Members of the Group of Seven, a collection of industrial economies ┬áhave experienced similar rates of economic growth during the past year. Between 2Q16 and 2Q17, real GDP advanced 2.1% in the United States, 2.0% in Japan, 2.1% in Germany, 1.8% in France, 1.7% in Great Britain, 1.5% in Italy, and 2.3% in Canada. Euroland’s GDP grew 2.3%. Growth in this and recent business upswings has been more tepid than norms in the early year of floating foreign exchange rate, and the downward pressure on everyone’s growth has also squeezed growth differentials between economies. In 1979, for example, real GDP climbed around 6.0% in Japan, 5.0% in Italy, 4.4% in Germany, 3.4% in France, 2.9% in Canada, 2.3% in the United States, and 1.7% in the U.K..

A convergence has also occurred in rates of inflation. Latest G7 rates of CPI inflation range from 2.6% in the U.K. to 1.7% in both the United States and Germany, 1.3% in Euroland, 1.2% in Canada, 1.1% in Italy, 0.7% in France, and 0.3% in Japan. When U.S. CPI inflation peaked at 14.6% in March 1980, by contrast, the scatter diagram of CPI inflation in other G7 economies was extremely wide at 21.3% in Italy, 19.8% in Britain, 13.7% in France, 9.3% in Canada, 8.0% in Japan, and 5.8% in Germany.

The wide variation of results within Europe in pre-euro days were associated with individual currencies. The governments of Europe tried to limit daily movement in their currencies against one another, but stochastic big adjustments would occur from time to time when cumulative market pressure based on dissimilar economic fundamentals would build up.

Nowadays, current account balances that measure net flows in trade of goods, services, investment income and transfer payments reflect wider disparities and do the growth and inflation rates of G7 economies. Japan and Euroland are running surpluses that exceed 3.0% of GDP. Britain has a deficit of about 3.5% of GDP, and both the U.S. and Canadian deficits are hovering near 2.5% of GDP. Within the euro area, there are Dutch and German surpluses of 10% and 8% of GDP but French and Greek deficits of more than 1% of GDP. However, the configuration of current accounts hasn’t been changing much lately from year to year, limiting the influence of this factor on currency movement.

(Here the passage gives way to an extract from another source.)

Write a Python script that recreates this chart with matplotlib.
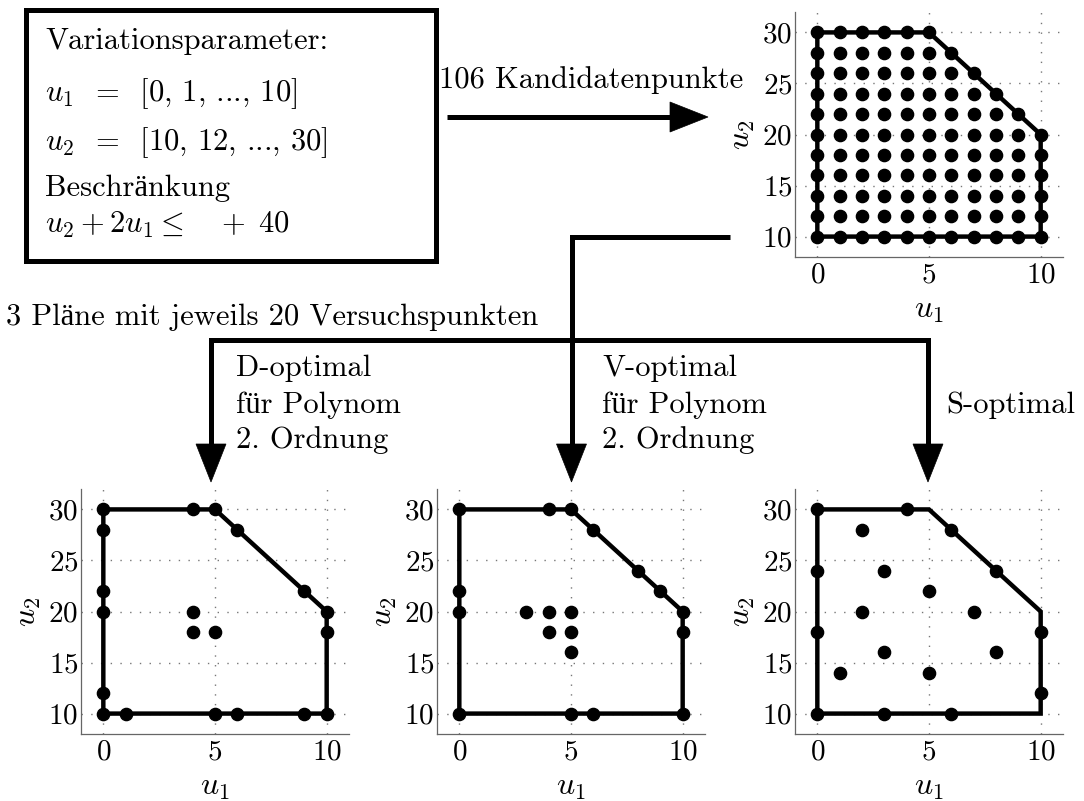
import matplotlib
matplotlib.use("Agg")
import matplotlib.pyplot as plt
from matplotlib.patches import Polygon, Rectangle

plt.rcParams["font.family"] = ["cmr10", "Liberation Serif"]
plt.rcParams["mathtext.fontset"] = "cm"
plt.rcParams["axes.unicode_minus"] = False
plt.rcParams["axes.formatter.use_mathtext"] = True

W, H = 1084, 801

# Feasible region: 0 <= u1 <= 10, 10 <= u2 <= 30, u2 + 2*u1 <= 40
region_u1 = [0, 0, 5, 10, 10, 0]
region_u2 = [10, 30, 30, 20, 10, 10]

# Candidate grid: u1 levels and the highest admissible u2 level per column (step 2)
cand_u1_levels = [0, 1, 2, 3, 4, 5, 6, 7, 8, 9, 10]
cand_u2_max = [30, 30, 30, 30, 30, 30, 28, 26, 24, 22, 20]

# D-optimal design, 20 runs
d_u1 = [0, 0, 0, 0, 0, 0, 1, 4, 4, 4, 5, 5, 5, 6, 6, 9, 9, 10, 10, 10]
d_u2 = [10, 12, 20, 22, 28, 30, 10, 18, 20, 30, 10, 18, 30, 10, 28, 10, 22, 10, 18, 20]

# V-optimal design, 20 runs
v_u1 = [0, 0, 0, 0, 3, 4, 4, 4, 5, 5, 5, 5, 5, 6, 6, 8, 9, 10, 10, 10]
v_u2 = [10, 20, 22, 30, 20, 18, 20, 30, 10, 16, 18, 20, 30, 10, 28, 24, 22, 10, 18, 20]

# S-optimal design, 20 runs
s_u1 = [0, 0, 0, 0, 1, 2, 2, 3, 3, 3, 4, 5, 5, 6, 6, 7, 8, 8, 10, 10]
s_u2 = [10, 18, 24, 30, 14, 20, 28, 10, 16, 24, 30, 14, 22, 10, 28, 20, 16, 24, 12, 18]

x_ticks = [0, 5, 10]
y_ticks = [10, 15, 20, 25, 30]

TICK_FS = 21
LABEL_FS = 23
TEXT_FS = 22

fig = plt.figure(figsize=(W / 100, H / 100), dpi=100)

# Full-figure layer in pixel coordinates for the box, arrows and captions
ov = fig.add_axes([0, 0, 1, 1], zorder=-1)
ov.set_xlim(0, W)
ov.set_ylim(H, 0)
ov.axis("off")


def design_axes(x0, x1, ytop, ybot, u1, u2):
    ax = fig.add_axes([x0 / W, 1 - ybot / H, (x1 - x0) / W, (ybot - ytop) / H])
    ax.set_xlim(-1, 11)
    ax.set_ylim(8, 32)
    ax.set_xticks(x_ticks)
    ax.set_yticks(y_ticks)
    ax.tick_params(length=0, labelsize=TICK_FS)
    ax.tick_params(axis="y", pad=2)
    ax.tick_params(axis="x", pad=4)
    for side in ("top", "right"):
        ax.spines[side].set_visible(False)
    for side in ("left", "bottom"):
        ax.spines[side].set_color("#666666")
        ax.spines[side].set_linewidth(0.9)
    ax.set_axisbelow(True)
    ax.grid(True, linestyle=(0, (1, 6)), color="#777777", linewidth=1.0)
    ax.plot(region_u1, region_u2, color="black", lw=3.2,
            solid_joinstyle="miter", zorder=2)
    ax.plot(u1, u2, "o", color="black", ms=8.8, zorder=3, clip_on=False)
    ax.set_xlabel(r"$u_1$", fontsize=LABEL_FS, labelpad=6)
    ax.set_ylabel(r"$u_2$", fontsize=LABEL_FS, labelpad=4)
    return ax


cand_u1, cand_u2 = [], []
for c, top in zip(cand_u1_levels, cand_u2_max):
    for v in range(10, top + 1, 2):
        cand_u1.append(c)
        cand_u2.append(v)

design_axes(795, 1063, 12, 257, cand_u1, cand_u2)
design_axes(81, 349, 489, 734, d_u1, d_u2)
design_axes(437, 705, 489, 734, v_u1, v_u2)
design_axes(795, 1063, 489, 734, s_u1, s_u2)

# Parameter box
ov.add_patch(Rectangle((25.5, 9.5), 410, 251, fill=False, lw=3.6,
                       edgecolor="black", joinstyle="miter"))
box_lines = [
    ("Variationsparameter:", 49),
    (r"$u_1$  =  [0, 1, ..., 10]", 101),
    (r"$u_2$  =  [10, 12, ..., 30]", 150),
    ("Beschränkung", 196),
    (r"$u_2 + 2u_1 \leq\ \ \ +\;40$", 233),
]
for txt, yb in box_lines:
    ov.text(45, yb, txt, fontsize=TEXT_FS, ha="left", va="baseline")

LW = 3.6
HEAD_L, HEAD_W = 38, 30


def arrow_head_right(x_tip, y):
    ov.add_patch(Polygon([(x_tip - HEAD_L, y - HEAD_W / 2), (x_tip, y),
                          (x_tip - HEAD_L, y + HEAD_W / 2)], closed=True,
                         facecolor="black", edgecolor="black", lw=0.5))


def arrow_head_down(x, y_tip):
    ov.add_patch(Polygon([(x - HEAD_W / 2, y_tip - HEAD_L), (x, y_tip),
                          (x + HEAD_W / 2, y_tip - HEAD_L)], closed=True,
                         facecolor="black", edgecolor="black", lw=0.5))


# Arrow to the candidate set
ov.plot([447, 672], [117, 117], color="black", lw=LW, solid_capstyle="butt")
arrow_head_right(708, 117)
ov.text(439, 88, "106 Kandidatenpunkte", fontsize=TEXT_FS, ha="left", va="baseline")

# Branching connector to the three designs
ov.plot([730, 571.5, 571.5], [237, 237, 445], color="black", lw=LW,
        solid_joinstyle="miter", solid_capstyle="butt")
ov.plot([211, 211, 928, 928], [445, 340, 340, 445], color="black", lw=LW,
        solid_joinstyle="miter", solid_capstyle="butt")
for xa in (211, 571.5, 928):
    arrow_head_down(xa, 482)

ov.text(6, 325, "3 Pläne mit jeweils 20 Versuchspunkten", fontsize=TEXT_FS,
        ha="left", va="baseline")

for x0, lines in ((236, ["D-optimal", "für Polynom", "2. Ordnung"]),
                  (602, ["V-optimal", "für Polynom", "2. Ordnung"])):
    for txt, yb in zip(lines, (376, 413, 448)):
        ov.text(x0, yb, txt, fontsize=TEXT_FS, ha="left", va="baseline")
ov.text(946, 413, "S-optimal", fontsize=TEXT_FS, ha="left", va="baseline")

fig.savefig("out.png", dpi=100)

Likewise, long-term interest rates are low and thus compressed. Compared to a year ago, ten-year sovereign debt yields have risen sort of in tandem, with rises of 60 basis points in U.S. treasuries,46 bps in German bunds, 49 bps in British gilts, but just 7 bps in Japanese bps.

When I entered the job market in the mid-1970s, I found my calling as an international economist in the nascent cottage industry of foreign exchange forecasting. The task, even then, was daunting, because currencies are influenced by virtually everything, but the comparison of economic fundamentals at least provided at least provided guidance.  That framework can no longer be considered reliable. For policymakers and private-sector investors and businesses with foreign exchange exposures, foretelling future moves in key currencies is but a shot in the dark without infrared corrective lenses.